**AIM OF THE TASK**
Copy from the first line below down to and including the line with "text_df = pd.DataFrame(text_rows)". Skip the pictures.

■ ■ ■

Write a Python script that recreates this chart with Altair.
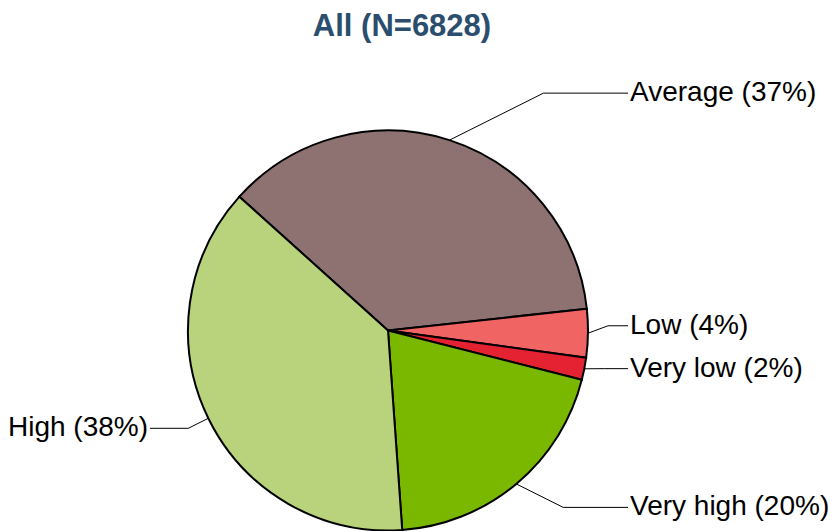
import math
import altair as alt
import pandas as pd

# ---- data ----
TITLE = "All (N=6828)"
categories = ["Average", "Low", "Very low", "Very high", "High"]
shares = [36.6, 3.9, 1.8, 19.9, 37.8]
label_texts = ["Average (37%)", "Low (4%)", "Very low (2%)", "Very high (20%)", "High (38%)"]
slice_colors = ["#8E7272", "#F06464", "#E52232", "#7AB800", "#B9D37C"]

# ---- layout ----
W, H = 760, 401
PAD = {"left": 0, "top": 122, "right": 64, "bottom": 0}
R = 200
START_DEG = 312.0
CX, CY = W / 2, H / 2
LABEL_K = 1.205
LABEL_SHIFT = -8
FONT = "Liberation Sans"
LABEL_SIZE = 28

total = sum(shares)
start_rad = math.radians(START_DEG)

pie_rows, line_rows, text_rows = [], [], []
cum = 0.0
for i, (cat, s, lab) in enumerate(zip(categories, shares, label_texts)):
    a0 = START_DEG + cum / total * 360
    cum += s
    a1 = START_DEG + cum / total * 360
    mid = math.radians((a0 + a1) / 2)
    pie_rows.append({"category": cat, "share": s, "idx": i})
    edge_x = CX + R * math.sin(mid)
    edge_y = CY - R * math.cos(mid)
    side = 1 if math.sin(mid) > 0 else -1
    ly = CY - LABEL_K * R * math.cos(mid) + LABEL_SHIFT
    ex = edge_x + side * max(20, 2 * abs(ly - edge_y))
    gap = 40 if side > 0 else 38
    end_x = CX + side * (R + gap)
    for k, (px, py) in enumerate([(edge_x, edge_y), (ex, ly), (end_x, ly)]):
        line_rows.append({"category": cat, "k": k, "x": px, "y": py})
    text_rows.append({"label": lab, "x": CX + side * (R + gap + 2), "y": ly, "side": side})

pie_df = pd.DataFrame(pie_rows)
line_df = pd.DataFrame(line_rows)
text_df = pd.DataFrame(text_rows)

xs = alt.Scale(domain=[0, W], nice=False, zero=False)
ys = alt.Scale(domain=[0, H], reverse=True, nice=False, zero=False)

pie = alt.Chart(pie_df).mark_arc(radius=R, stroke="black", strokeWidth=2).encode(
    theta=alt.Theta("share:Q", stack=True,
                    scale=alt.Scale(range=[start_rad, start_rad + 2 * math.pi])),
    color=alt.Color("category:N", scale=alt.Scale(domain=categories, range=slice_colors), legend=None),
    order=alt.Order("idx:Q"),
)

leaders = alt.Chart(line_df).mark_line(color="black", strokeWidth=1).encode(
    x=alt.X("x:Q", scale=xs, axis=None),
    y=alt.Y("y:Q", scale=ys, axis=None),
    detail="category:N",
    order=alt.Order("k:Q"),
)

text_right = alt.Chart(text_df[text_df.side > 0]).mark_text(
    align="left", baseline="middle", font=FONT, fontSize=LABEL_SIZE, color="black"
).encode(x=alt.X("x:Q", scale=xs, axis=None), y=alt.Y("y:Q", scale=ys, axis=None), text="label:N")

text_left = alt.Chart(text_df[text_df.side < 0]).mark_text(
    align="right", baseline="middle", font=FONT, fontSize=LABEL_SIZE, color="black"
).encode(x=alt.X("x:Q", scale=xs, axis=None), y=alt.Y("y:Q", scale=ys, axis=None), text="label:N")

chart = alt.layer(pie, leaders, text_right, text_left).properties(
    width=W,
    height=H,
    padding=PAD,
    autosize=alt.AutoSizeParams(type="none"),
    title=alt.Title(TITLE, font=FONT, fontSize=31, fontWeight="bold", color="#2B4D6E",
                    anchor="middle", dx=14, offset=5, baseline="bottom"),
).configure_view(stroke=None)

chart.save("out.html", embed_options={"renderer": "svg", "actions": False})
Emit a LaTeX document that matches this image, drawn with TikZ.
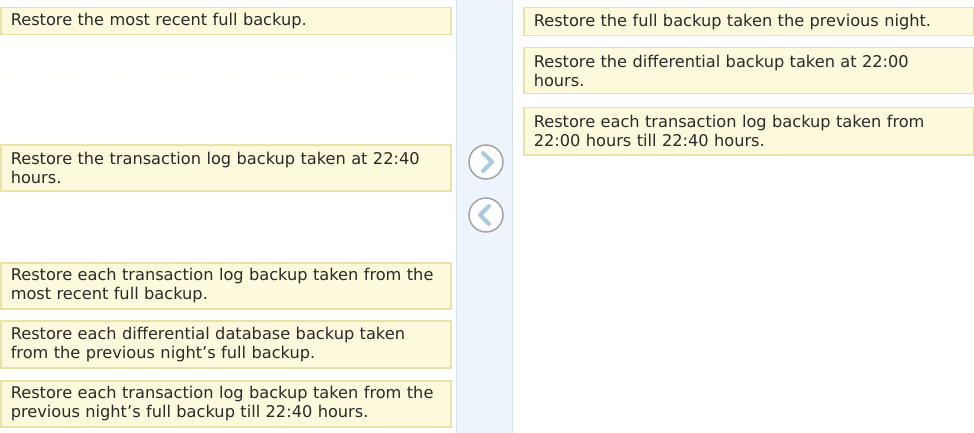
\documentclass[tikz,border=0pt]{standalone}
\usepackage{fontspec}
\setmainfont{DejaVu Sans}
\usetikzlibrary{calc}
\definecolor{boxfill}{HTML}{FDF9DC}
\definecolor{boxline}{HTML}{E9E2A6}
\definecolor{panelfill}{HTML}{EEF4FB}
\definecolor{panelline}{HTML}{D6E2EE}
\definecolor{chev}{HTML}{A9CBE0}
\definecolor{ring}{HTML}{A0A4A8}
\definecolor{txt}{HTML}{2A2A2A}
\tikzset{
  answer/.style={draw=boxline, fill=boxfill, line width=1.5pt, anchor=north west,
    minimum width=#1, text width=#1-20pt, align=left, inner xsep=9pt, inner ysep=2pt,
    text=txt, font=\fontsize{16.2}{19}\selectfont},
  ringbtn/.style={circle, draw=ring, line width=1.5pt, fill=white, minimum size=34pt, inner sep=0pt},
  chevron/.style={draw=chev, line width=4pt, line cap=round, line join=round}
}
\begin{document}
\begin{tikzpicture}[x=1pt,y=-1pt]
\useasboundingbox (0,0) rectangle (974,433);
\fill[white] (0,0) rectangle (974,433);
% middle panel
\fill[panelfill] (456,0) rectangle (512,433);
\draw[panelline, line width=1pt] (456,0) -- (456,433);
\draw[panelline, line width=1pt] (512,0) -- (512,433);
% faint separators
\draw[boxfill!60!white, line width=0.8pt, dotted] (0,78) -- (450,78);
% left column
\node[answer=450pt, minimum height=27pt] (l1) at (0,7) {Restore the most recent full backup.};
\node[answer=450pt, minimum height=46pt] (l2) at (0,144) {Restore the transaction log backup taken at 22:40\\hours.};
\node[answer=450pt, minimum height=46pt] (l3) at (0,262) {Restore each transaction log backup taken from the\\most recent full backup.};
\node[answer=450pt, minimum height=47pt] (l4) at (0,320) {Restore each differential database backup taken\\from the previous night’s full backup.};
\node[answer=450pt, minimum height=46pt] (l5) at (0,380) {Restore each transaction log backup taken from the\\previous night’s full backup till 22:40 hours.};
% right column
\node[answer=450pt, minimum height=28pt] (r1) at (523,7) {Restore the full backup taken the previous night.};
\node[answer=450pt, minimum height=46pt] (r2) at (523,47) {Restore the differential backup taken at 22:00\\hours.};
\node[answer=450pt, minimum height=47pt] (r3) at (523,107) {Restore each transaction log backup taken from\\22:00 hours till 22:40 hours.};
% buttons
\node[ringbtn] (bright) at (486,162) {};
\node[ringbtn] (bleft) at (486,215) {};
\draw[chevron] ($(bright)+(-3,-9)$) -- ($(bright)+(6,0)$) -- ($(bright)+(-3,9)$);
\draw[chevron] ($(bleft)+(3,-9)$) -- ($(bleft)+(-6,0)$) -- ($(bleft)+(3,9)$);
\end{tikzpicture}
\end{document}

■ ■ ■

**WORKED ANSWER**
Write a Python script that recreates this chart with Altair.
import math
import altair as alt
import pandas as pd

# ---- data ----
TITLE = "All (N=6828)"
categories = ["Average", "Low", "Very low", "Very high", "High"]
shares = [36.6, 3.9, 1.8, 19.9, 37.8]
label_texts = ["Average (37%)", "Low (4%)", "Very low (2%)", "Very high (20%)", "High (38%)"]
slice_colors = ["#8E7272", "#F06464", "#E52232", "#7AB800", "#B9D37C"]

# ---- layout ----
W, H = 760, 401
PAD = {"left": 0, "top": 122, "right": 64, "bottom": 0}
R = 200
START_DEG = 312.0
CX, CY = W / 2, H / 2
LABEL_K = 1.205
LABEL_SHIFT = -8
FONT = "Liberation Sans"
LABEL_SIZE = 28

total = sum(shares)
start_rad = math.radians(START_DEG)

pie_rows, line_rows, text_rows = [], [], []
cum = 0.0
for i, (cat, s, lab) in enumerate(zip(categories, shares, label_texts)):
    a0 = START_DEG + cum / total * 360
    cum += s
    a1 = START_DEG + cum / total * 360
    mid = math.radians((a0 + a1) / 2)
    pie_rows.append({"category": cat, "share": s, "idx": i})
    edge_x = CX + R * math.sin(mid)
    edge_y = CY - R * math.cos(mid)
    side = 1 if math.sin(mid) > 0 else -1
    ly = CY - LABEL_K * R * math.cos(mid) + LABEL_SHIFT
    ex = edge_x + side * max(20, 2 * abs(ly - edge_y))
    gap = 40 if side > 0 else 38
    end_x = CX + side * (R + gap)
    for k, (px, py) in enumerate([(edge_x, edge_y), (ex, ly), (end_x, ly)]):
        line_rows.append({"category": cat, "k": k, "x": px, "y": py})
    text_rows.append({"label": lab, "x": CX + side * (R + gap + 2), "y": ly, "side": side})

pie_df = pd.DataFrame(pie_rows)
line_df = pd.DataFrame(line_rows)
text_df = pd.DataFrame(text_rows)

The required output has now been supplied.